Stopping marine debris at the source: Effectiveness of Source Reduction Plans in Australia

Catarina Serra-Gonçalves, Jennifer L. Lavers, Andrew M. Fischer, Heidi L. Tait, Alexander L. Bond

Globally, single-use plastics (i.e., items only used once before being discarded plastic, such as straws, plastic bags, cigarette butts) are a substantial contributor of debris in the environment. In response, policy interventions to minimise single-use plastics and packaging have increased in the past decade (e.g., national and state level bans on plastic bags). Reduction strategies that tackle debris items at the source (i.e., Source Reduction Plans (SRPs)) have been suggested as a key strategy to achieve a reduction in debris in the environment. SRPs differ in their implementation approach, since different items require different methods depending on their characteristics, pathway, and source. In Australia, several SRPs have been applied by communities and the Tangaroa Blue Foundation (TBF). Globally, there is a lack of information available concerning the challenges associated with the implementation of SRPs, such as policy considerations and costs. Therefore, there is a need to measuring the effectiveness of specific SRPs as mitigation tools, to identify their strengths and weaknesses, and determine the best reduction approaches for specific items.

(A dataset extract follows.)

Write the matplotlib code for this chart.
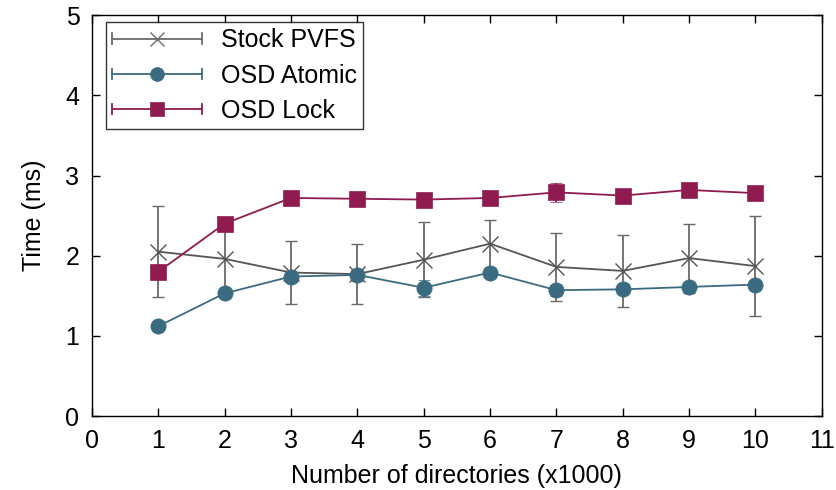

We measured the effectiveness of two quantifiable SRP projects at different scales: cigarette butts (consumer level) and strapping bands used in fisheries (industrial level). There was a marginally significant decline in strapping bands in the environment over time (2004–2020), although we were unable to associate this directly to the SRP intervention (ban on ships). At a consumer level, there was a decline in the rate of cigarette butts flicked on the ground during sporting events post-SRP, with an overall reduction of 45.4% in number of cigarettes per spectator. Our results suggest the outcomes differ depending on the type of SRP, due to the different characteristics of the tackled item (i.e., source, pathway) and the respective SRP implementation mechanism. We highlight the importance of SRPs and make recommendations on future steps towards reducing single-use plastics in the environment.